Class stratification is a form of social stratification in which a society tends to divide into separate classes whose members have different access to resources and power.


  • One of the most important social distinctions of Rome – in the city itself, the Italian peninsula and (eventually) the vast territories the Roman army conquered – was between citizens and the rest. Roman society was obsessed with rank and order, and small distinctions between the upper-class divisions of senators (senatores) and equestrians (equites), the middling ranks of the plebians, and the landless poor known as proletarii were taken very seriously. But citizenship mattered most. To be a citizen of Rome meant, in the deepest sense, freedom. For men it conferred an enviable package of rights and responsibilities: citizens could vote, hold political office, use the law courts to defend themselves and their property, wear the toga on ceremonial occasions, do military service in the legions rather than in the auxiliaries, claim immunity from certain taxes and avoid most forms of corporal and capital punishment, including flogging, torture and crucifixion. Citizenship was not limited to men: although many of its rights were denied to women, female citizens could pass the status on to their children, and their lives were more likely to feature comfort and plenty if they were citizens than if they were not. Citizenship was therefore a prized status, which was why the Roman state dangled it as a reward for auxiliaries who served a quarter-century in the Roman army, and for slaves who served uncomplainingly in the knowledge that if their master freed them, they too could claim the right to limited citizenship as freedmen. To lose one’s citizenship – the punishment imposed for very serious crimes such as homicide or forgery – was a form of legal dismemberment and social death.

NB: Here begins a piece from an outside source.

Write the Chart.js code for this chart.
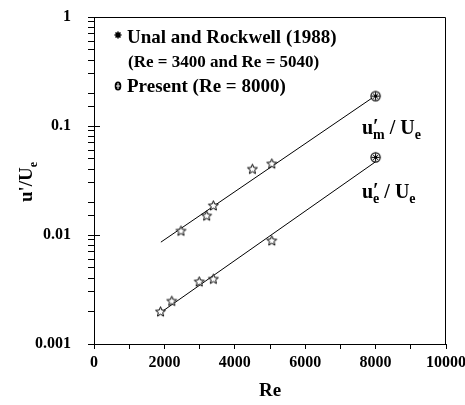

    • Dan Jones, Powers and Thrones: A New History of the Middle Ages (2021), pp. 23-24
  • We must want equality, and we must grasp that equality does not coexist with class structure.
    • Melanie Kaye/Kantrowitz To Be a Radical Jew in the Late 20th Century in The Tribe of Dina: A Jewish Women's Anthology (1986)
  • The prophets ... hurled their "woe be unto you" against those who oppressed and enslaved the poor, those who joined field to field, and those who deflected justice by bribes. These were the typical actions leading to class stratification everywhere in the ancient world, and were everywhere intensified by the development of the city-state (polis).